What we wear says something about who we are. I’m not suggesting we can do a complete Freudian analysis of a person based on the threads they happen to be sporting that day, but our sense of style is an expression of our personality and inclinations.

And I’m inclined to believe X-Men t-shirts are hot.

I’ve been a True Believer for almost ten years now, and an X-Men fan for longer than that. I watched the X-Men animated series every day after school for most of my middle school career, and Rogue and Gambit were my favorite characters. When I was sixteen I walked into a Walgreens looking for some Q-Tips, spotted that sizzling Southern duo on the cover of X-Men #81, and walked out a comic book fan.

At first I was a bit shy about the whole thing, worried that my family and friends would think comic books were childish. The more I immersed myself in their wonderful world, the more I realized comics could be enjoyed on many levels, by many ages. I shucked my unnecessary fears and found myself wanting to talk about the stories, the art, and all the feelings a truly excellent comic can invoke.

This is how clothing can help us make connections.

When I see someone wearing an X-Men t-shirt, I immediately know we have something in common. We have a connection, not to mention a really great conversation starter. I met a very interesting guy on the ‘El’ (that’s elevated train for all you non-Chicagoans) who started a conversation with me when he saw my X pin. I noticed he had a Star Wars pin on his bag, we started chatting and several entertaining dates followed. I talked half the night away to a guy I met at a party who was wearing a silk, button-down Punisher shirt. To this day I still laugh my ass off thinking of the t-shirt one of my high school classmates owns, which has printed on it a picture of a covered wagon and says “You have died of dysentery.” (‘Oregon Trail’ isn’t a comic book, but it was a damn cool computer game and that t-shirt deserves a shout out.)

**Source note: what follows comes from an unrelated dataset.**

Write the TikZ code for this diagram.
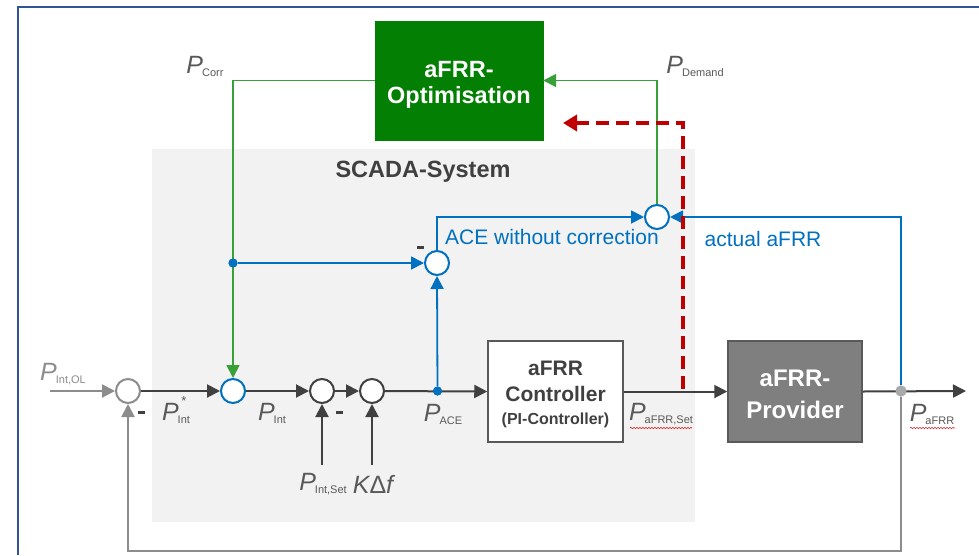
\documentclass[tikz,border=0pt]{standalone}
\usepackage{fontspec}
\setmainfont{Liberation Sans}
\usetikzlibrary{arrows.meta,decorations.pathmorphing}
\definecolor{framec}{HTML}{2F5597}
\definecolor{scada}{HTML}{F2F2F2}
\definecolor{dk}{HTML}{404040}
\definecolor{lab}{HTML}{595959}
\definecolor{fbg}{HTML}{8C8C8C}
\definecolor{blu}{HTML}{0070C0}
\definecolor{gln}{HTML}{38A038}
\definecolor{gbox}{HTML}{038003}
\definecolor{redd}{HTML}{C00000}
\definecolor{provc}{HTML}{7F7F7F}
\newcommand{\Pv}[1]{{\fontsize{25}{25}\selectfont\itshape P}\kern-1pt\raisebox{-3pt}{\fontsize{11}{11}\selectfont #1}}
\begin{document}
\begin{tikzpicture}[x=1pt,y=-1pt,
  sumc/.style={circle,draw,fill=white,line width=2pt,minimum size=24pt,inner sep=0pt},
  dotn/.style={circle,fill,inner sep=0pt,minimum size=#1},
  arr/.style={-{Triangle[length=13pt,width=13pt]}},
  mainln/.style={draw=dk,line width=2pt},
  bln/.style={draw=blu,line width=1.8pt},
  gl/.style={draw=gln,line width=1.8pt},
  lbl/.style={text=lab,inner sep=0pt},
  minus/.style={fill=dk,minimum width=7pt,minimum height=3pt,inner sep=0pt},
  wavy/.style={draw=redd!80,line width=0.6pt,decorate,decoration={snake,amplitude=0.8pt,segment length=3pt}}]
\useasboundingbox (0,0) rectangle (979,555);
\fill[white] (0,0) rectangle (979,555);
\draw[framec,line width=2pt] (18,555) -- (18,7) -- (979,7);
\fill[scada] (152,149) rectangle (695,522);
\node[text=dk,font=\fontsize{23.5}{23.5}\selectfont\bfseries] (scadat) at (423,172) {SCADA-System};
% boxes
\node[draw=gbox,fill=gbox,minimum width=168pt,minimum height=119pt] (opt) at (459,80.5) {};
\node[align=center,text=white,font=\fontsize{23.5}{26}\selectfont\bfseries] (optt) at (459,85) {aFRR-\\Optimisation};
\node[draw=lab,fill=white,line width=1.5pt,minimum width=135pt,minimum height=101pt] (ctrl) at (555.5,391.5) {};
\node[align=center,text=dk,font=\fontsize{21}{26}\selectfont\bfseries] (ctrlt) at (555.5,394.5) {aFRR\\Controller\\[-3pt]{\fontsize{16}{18}\selectfont (PI-Controller)}};
\node[draw=lab,fill=provc,line width=1.5pt,minimum width=134pt,minimum height=101pt] (prov) at (795,391.5) {};
\node[align=center,text=white,font=\fontsize{24}{32}\selectfont\bfseries] (provt) at (795,394) {aFRR-\\Provider};
% summing points
\node[sumc,draw=fbg] (c1) at (128,391) {};
\node[sumc,draw=blu] (c2) at (233,391) {};
\node[sumc,draw=dk] (c3) at (322,391) {};
\node[sumc,draw=dk] (c4) at (372,391) {};
\node[sumc,draw=blu] (c5) at (437,263) {};
\node[sumc,draw=blu] (c6) at (657,217) {};
% junction dots
\node[dotn=9pt,blu] (d1) at (437.5,391) {};
\node[dotn=9pt,blu] (d2) at (233,263) {};
\node[dotn=11pt,fill=fbg!75] (d3) at (901,391) {};
% free ends
\coordinate (inp) at (50,391);
\coordinate (outp) at (966,391);
\coordinate (fbc) at (901,551);
\coordinate (pset) at (322,465);
\coordinate (kdf) at (372,465);
\coordinate (rb) at (683,389);
\coordinate (rc) at (683,123);
\coordinate (rt) at (563,123);
% main line
\draw[draw=fbg,line width=2pt,arr,fbg] (inp) -- (c1.west);
\draw[mainln,arr,dk] (c1) -- (c2);
\draw[mainln,arr,dk] (c2) -- (c3);
\draw[mainln,arr,dk] (c3) -- (c4);
\draw[mainln,arr,dk] (c4) -- (ctrl.west);
\draw[mainln,arr,dk] (ctrl.east) -- (prov.west);
\draw[mainln,arr,dk] (prov.east) -- (outp);
\draw[mainln,arr,dk] (pset) -- (c3.south);
\draw[mainln,arr,dk] (kdf) -- (c4.south);
% feedback
\draw[draw=fbg!85,line width=2pt,arr,fbg] (d3) -- (fbc) -| (c1.south);
% green
\draw[gl,arr,gln] (opt.west) -| (c2.north);
\draw[gl,arr,gln] (c6.north) |- (opt.east);
% blue
\draw[bln,arr,blu] (d2) -- (c5.west);
\draw[bln,arr,blu] (d1) -- (c5.south);
\draw[bln,arr,blu] (c5.north) |- (c6.west);
\draw[bln,arr,blu] (d3) |- (c6.east);
\node[dotn=9pt,blu] at (d1) {};
\node[dotn=9pt,blu] at (d2) {};
\node[dotn=11pt,fill=fbg!75] at (d3) {};
% red dashed
\draw[redd,line width=4.5pt,dash pattern=on 13pt off 7pt,-{Triangle[length=14pt,width=16pt]}] (rb) -- (rc) -- (rt);
% labels
\node[lbl,text=fbg] (lol) at (63,374) {\Pv{Int,OL}};
\node[lbl] (lstar) at (176,413) {\Pv{Int}};
\node[lbl,font=\fontsize{13}{13}\selectfont] (lstarx) at (184,401) {*};
\node[lbl] (lint) at (272,413) {\Pv{Int}};
\node[lbl] (lset) at (323,484) {\Pv{Int,Set}};
\node[lbl] (lkdf) at (373,484) {\fontsize{25}{25}\selectfont\itshape K\upshape Δ\itshape f};
\node[lbl] (lace) at (443,414) {\Pv{ACE}};
\node[lbl] (lafs) at (661,414) {\Pv{aFRR,Set}};
\node[lbl] (laf) at (932,414) {\Pv{aFRR}};
\node[lbl] (lcorr) at (205,66) {\Pv{Corr}};
\node[lbl] (ldem) at (695,66) {\Pv{Demand}};
\draw[wavy] (630,428) -- (692,428);
\draw[wavy] (910,428) -- (955,428);
\node[minus] (m1) at (141,412) {};
\node[minus] (m3) at (339,412) {};
\node[minus] (m5) at (420,247) {};
\node[text=blu,inner sep=0pt,font=\fontsize{21}{21}\selectfont] (tace) at (552,237) {ACE without correction};
\node[text=blu,inner sep=0pt,font=\fontsize{21}{21}\selectfont] (tact) at (763,239) {actual aFRR};
\end{tikzpicture}
\end{document}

By wearing an X-Men t-shirt, flashing a Batman watch, buckling that Superman belt buckle, we are announcing to the world that we are nerds. More than just nerds, nerds who are proud to be nerds. Normal clothing can say anything about us, but comic clothing and etcetera says very specifically that we are comic nerds. And we our opening the floor to questions.

By donning those superhero shirts and matching accessories, we’re essentially unfurling our nerdy feelers. We’ve declared our presence and are receptive to positive signals. We’re awaiting a connection because two things comic book nerds love to do are reading comic books and talking about comic books.

Everyone can communicate through their dress, but we’re the lucky ones. When we wear our comic book clothing we know exactly what is being said:

“I am a nerd. Ask me how!”

So smile when showing off those Spider-Man sandals and whistle a happy tune as you fasten those Conan cuff links.

After all, you never know when what you wear might get you laid.